### Given instruction
Only the number is needed: how many lines contain the word "picture"?

### Material provided
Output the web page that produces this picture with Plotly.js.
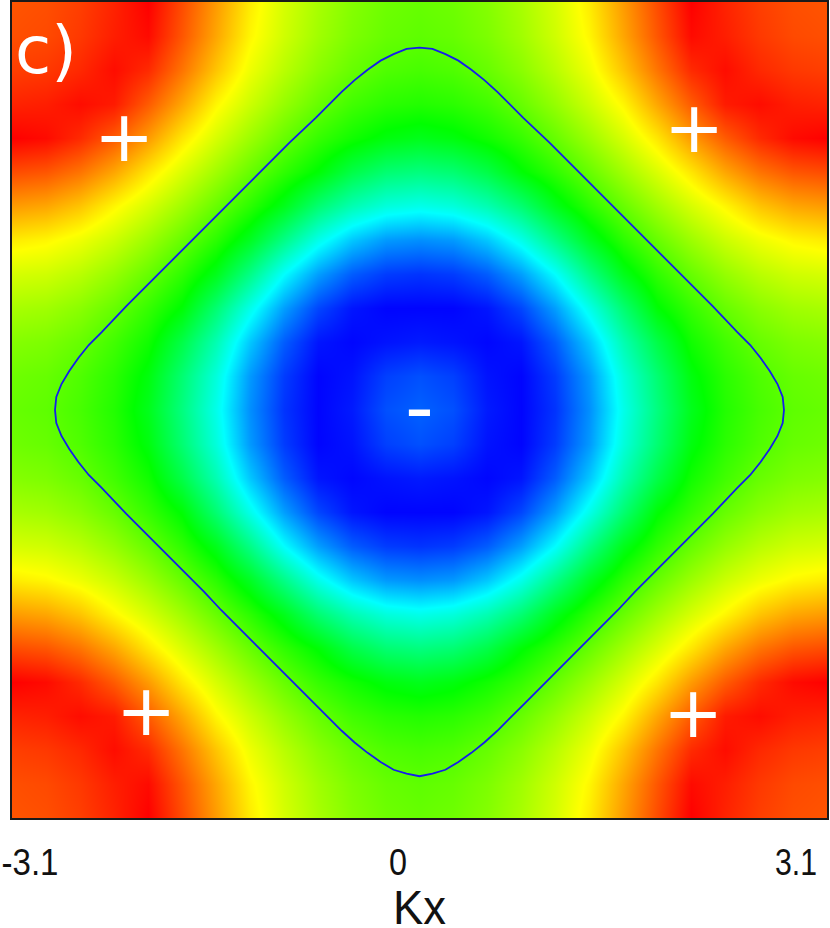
<!DOCTYPE html>
<html>
<head>
<meta charset="utf-8">
<script src="https://cdn.plot.ly/plotly-3.0.1.min.js"></script>
<style>html,body{margin:0;padding:0;background:#fff;}#chart{width:830px;height:928px;}</style>
</head>
<body>
<div id="chart"></div>
<script>
// Brillouin-zone grid (kx, ky) from -pi to pi, step pi/12
const kGrid = [-3.1416,-2.8798,-2.6180,-2.3562,-2.0944,-1.8326,-1.5708,-1.3090,-1.0472,-0.7854,-0.5236,-0.2618,0,
               0.2618,0.5236,0.7854,1.0472,1.3090,1.5708,1.8326,2.0944,2.3562,2.6180,2.8798,3.1416];

// colour value at each grid point (0 = blue ... 1 = red); rows = ky, columns = kx
const gapRows = [
 [0.917,0.923,0.939,0.966,1.000,0.926,0.848,0.769,0.710,0.665,0.630,0.608,0.600,0.608,0.630,0.665,0.710,0.769,0.848,0.926,1.000,0.966,0.939,0.923,0.917],
 [0.923,0.928,0.945,0.971,0.990,0.916,0.837,0.758,0.703,0.657,0.622,0.600,0.592,0.600,0.622,0.657,0.703,0.758,0.837,0.916,0.990,0.971,0.945,0.928,0.923],
 [0.939,0.945,0.961,0.988,0.959,0.886,0.807,0.734,0.681,0.635,0.600,0.577,0.569,0.577,0.600,0.635,0.681,0.734,0.807,0.886,0.959,0.988,0.961,0.945,0.939],
 [0.966,0.971,0.988,0.974,0.911,0.837,0.758,0.699,0.646,0.600,0.563,0.541,0.533,0.541,0.563,0.600,0.646,0.699,0.758,0.837,0.911,0.974,0.988,0.971,0.966],
 [1.000,0.990,0.959,0.911,0.848,0.774,0.710,0.653,0.600,0.552,0.516,0.487,0.474,0.487,0.516,0.552,0.600,0.653,0.710,0.774,0.848,0.911,0.959,0.990,1.000],
 [0.926,0.916,0.886,0.837,0.774,0.714,0.657,0.600,0.545,0.495,0.430,0.389,0.376,0.389,0.430,0.495,0.545,0.600,0.657,0.714,0.774,0.837,0.886,0.916,0.926],
 [0.848,0.837,0.807,0.758,0.710,0.657,0.600,0.541,0.474,0.389,0.325,0.284,0.270,0.284,0.325,0.389,0.474,0.541,0.600,0.657,0.710,0.758,0.807,0.837,0.848],
 [0.769,0.758,0.734,0.699,0.653,0.600,0.541,0.466,0.368,0.270,0.195,0.150,0.140,0.150,0.195,0.270,0.368,0.466,0.541,0.600,0.653,0.699,0.734,0.758,0.769],
 [0.710,0.703,0.681,0.646,0.600,0.545,0.474,0.368,0.250,0.155,0.090,0.058,0.050,0.058,0.090,0.155,0.250,0.368,0.474,0.545,0.600,0.646,0.681,0.703,0.710],
 [0.665,0.657,0.635,0.600,0.552,0.495,0.389,0.270,0.155,0.068,0.020,0.004,0.004,0.004,0.020,0.068,0.155,0.270,0.389,0.495,0.552,0.600,0.635,0.657,0.665],
 [0.630,0.622,0.600,0.563,0.516,0.430,0.325,0.195,0.090,0.020,0.006,0.018,0.025,0.018,0.006,0.020,0.090,0.195,0.325,0.430,0.516,0.563,0.600,0.622,0.630],
 [0.608,0.600,0.577,0.541,0.487,0.389,0.284,0.150,0.058,0.004,0.018,0.062,0.078,0.062,0.018,0.004,0.058,0.150,0.284,0.389,0.487,0.541,0.577,0.600,0.608],
 [0.600,0.592,0.569,0.533,0.474,0.376,0.270,0.140,0.050,0.004,0.025,0.078,0.095,0.078,0.025,0.004,0.050,0.140,0.270,0.376,0.474,0.533,0.569,0.592,0.600],
 [0.608,0.600,0.577,0.541,0.487,0.389,0.284,0.150,0.058,0.004,0.018,0.062,0.078,0.062,0.018,0.004,0.058,0.150,0.284,0.389,0.487,0.541,0.577,0.600,0.608],
 [0.630,0.622,0.600,0.563,0.516,0.430,0.325,0.195,0.090,0.020,0.006,0.018,0.025,0.018,0.006,0.020,0.090,0.195,0.325,0.430,0.516,0.563,0.600,0.622,0.630],
 [0.665,0.657,0.635,0.600,0.552,0.495,0.389,0.270,0.155,0.068,0.020,0.004,0.004,0.004,0.020,0.068,0.155,0.270,0.389,0.495,0.552,0.600,0.635,0.657,0.665],
 [0.710,0.703,0.681,0.646,0.600,0.545,0.474,0.368,0.250,0.155,0.090,0.058,0.050,0.058,0.090,0.155,0.250,0.368,0.474,0.545,0.600,0.646,0.681,0.703,0.710],
 [0.769,0.758,0.734,0.699,0.653,0.600,0.541,0.466,0.368,0.270,0.195,0.150,0.140,0.150,0.195,0.270,0.368,0.466,0.541,0.600,0.653,0.699,0.734,0.758,0.769],
 [0.848,0.837,0.807,0.758,0.710,0.657,0.600,0.541,0.474,0.389,0.325,0.284,0.270,0.284,0.325,0.389,0.474,0.541,0.600,0.657,0.710,0.758,0.807,0.837,0.848],
 [0.926,0.916,0.886,0.837,0.774,0.714,0.657,0.600,0.545,0.495,0.430,0.389,0.376,0.389,0.430,0.495,0.545,0.600,0.657,0.714,0.774,0.837,0.886,0.916,0.926],
 [1.000,0.990,0.959,0.911,0.848,0.774,0.710,0.653,0.600,0.552,0.516,0.487,0.474,0.487,0.516,0.552,0.600,0.653,0.710,0.774,0.848,0.911,0.959,0.990,1.000],
 [0.966,0.971,0.988,0.974,0.911,0.837,0.758,0.699,0.646,0.600,0.563,0.541,0.533,0.541,0.563,0.600,0.646,0.699,0.758,0.837,0.911,0.974,0.988,0.971,0.966],
 [0.939,0.945,0.961,0.988,0.959,0.886,0.807,0.734,0.681,0.635,0.600,0.577,0.569,0.577,0.600,0.635,0.681,0.734,0.807,0.886,0.959,0.988,0.961,0.945,0.939],
 [0.923,0.928,0.945,0.971,0.990,0.916,0.837,0.758,0.703,0.657,0.622,0.600,0.592,0.600,0.622,0.657,0.703,0.758,0.837,0.916,0.990,0.971,0.945,0.928,0.923],
 [0.917,0.923,0.939,0.966,1.000,0.926,0.848,0.769,0.710,0.665,0.630,0.608,0.600,0.608,0.630,0.665,0.710,0.769,0.848,0.926,1.000,0.966,0.939,0.923,0.917]
];

// Fermi surface (blue line), closed loop
const fsKx = [2.81,2.80,2.76,2.70,2.63,2.55,2.45,2.26,2.06,1.86,1.66,1.53,1.40,1.20,1.00,0.80,0.60,0.50,0.40,0.30,0.20,0.10,0.00,
              -0.10,-0.20,-0.30,-0.40,-0.50,-0.60,-0.80,-1.00,-1.20,-1.40,-1.53,-1.66,-1.86,-2.06,-2.26,-2.45,-2.55,-2.63,-2.70,-2.76,-2.80,-2.81,
              -2.80,-2.76,-2.70,-2.63,-2.55,-2.45,-2.26,-2.06,-1.86,-1.66,-1.53,-1.40,-1.20,-1.00,-0.80,-0.60,-0.50,-0.40,-0.30,-0.20,-0.10,0.00,
              0.10,0.20,0.30,0.40,0.50,0.60,0.80,1.00,1.20,1.40,1.53,1.66,1.86,2.06,2.26,2.45,2.55,2.63,2.70,2.76,2.80,2.81];
const fsKy = [0.00,0.10,0.20,0.30,0.40,0.50,0.60,0.80,1.00,1.20,1.40,1.53,1.66,1.86,2.06,2.25,2.45,2.54,2.62,2.69,2.74,2.78,2.79,
              2.78,2.74,2.69,2.62,2.54,2.45,2.25,2.06,1.86,1.66,1.53,1.40,1.20,1.00,0.80,0.60,0.50,0.40,0.30,0.20,0.10,0.00,
              -0.10,-0.20,-0.30,-0.40,-0.50,-0.60,-0.80,-1.00,-1.20,-1.40,-1.54,-1.67,-1.87,-2.07,-2.27,-2.47,-2.56,-2.64,-2.71,-2.77,-2.80,-2.82,
              -2.80,-2.77,-2.71,-2.64,-2.56,-2.47,-2.27,-2.07,-1.87,-1.67,-1.54,-1.40,-1.20,-1.00,-0.80,-0.60,-0.50,-0.40,-0.30,-0.20,-0.10,0.00];

// tick labels as printed under the panel
const tickLabels = ['-3.1','0','3.1'];
const tickPos = [-3.003,-0.166,2.903];
const tickLabelWidths = {'-3.1':57, '0':18, '3.1':42};
const axisTitleWidth = 53;

// sign labels of the gap
const signText = ['+','+','+','+','-'];
const signX = [0.1374,0.8368,0.1644,0.8356,0.5];
const signY = [0.8358,0.8468,0.1324,0.1299,0.5025];

const colors = [[0,'rgb(0,0,255)'],[0.25,'rgb(0,255,255)'],[0.5,'rgb(0,255,0)'],[0.75,'rgb(255,255,0)'],[1,'rgb(255,0,0)']];

const traces = [
  {type:'heatmap', x:kGrid, y:kGrid, z:gapRows, zmin:0, zmax:1, zsmooth:'best',
   colorscale:colors, showscale:false, hoverinfo:'skip'},
  {type:'scatter', mode:'lines', x:fsKx, y:fsKy,
   line:{color:'rgb(20,30,235)', width:1.8, shape:'linear'}, hoverinfo:'skip'}
];

const annotations = [
  {text:'c)', xref:'paper', yref:'paper', x:0.0417, y:0.941, showarrow:false,
   xanchor:'center', yanchor:'middle', font:{family:'DejaVu Sans', size:66, color:'#fff'}}
];
for (let i = 0; i < signText.length; i++) {
  annotations.push({text:signText[i], xref:'paper', yref:'paper', x:signX[i], y:signY[i], showarrow:false,
    xanchor:'center', yanchor:'middle',
    font:{family:'DejaVu Sans', size:(signText[i] === '-' ? 80 : 72), color:'#fff'}});
}

const axisFont = "'Liberation Sans', Arial, sans-serif";
const layout = {
  width:830, height:928,
  margin:{l:12, r:3, t:2, b:110, pad:0},
  paper_bgcolor:'#fff', plot_bgcolor:'#fff',
  showlegend:false,
  xaxis:{range:[-Math.PI, Math.PI], showgrid:false, zeroline:false, showline:true, mirror:true,
         linecolor:'#1a1a1a', linewidth:2, ticks:'outside', ticklen:11, tickcolor:'rgba(0,0,0,0)',
         tickmode:'array', tickvals:tickPos, ticktext:tickLabels, ticklabeloverflow:'allow',
         tickfont:{family:axisFont, size:37, color:'#111'},
         title:{text:'Kx', font:{family:axisFont, size:49, color:'#111'}, standoff:20}},
  yaxis:{range:[-Math.PI, Math.PI], showgrid:false, zeroline:false, showline:true, mirror:true,
         linecolor:'#1a1a1a', linewidth:2, ticks:'', showticklabels:false},
  annotations:annotations
};

Plotly.newPlot('chart', traces, layout, {staticPlot:true, displayModeBar:false}).then(function (gd) {
  // the printed labels are horizontally condensed: squeeze the glyphs to the widths seen
  gd.querySelectorAll('.xtick text').forEach(function (t) {
    const w = tickLabelWidths[t.textContent];
    if (w) { t.setAttribute('textLength', w); t.setAttribute('lengthAdjust', 'spacingAndGlyphs'); }
  });
  const title = gd.querySelector('.xtitle');
  if (title) {
    title.setAttribute('textLength', axisTitleWidth);
    title.setAttribute('lengthAdjust', 'spacingAndGlyphs');
    // the axis title sits lower in the reference, close to the bottom edge
    const y = parseFloat(title.getAttribute('y'));
    if (!isNaN(y)) title.setAttribute('y', y + 6);
  }
});
</script>
</body>
</html>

### The output
1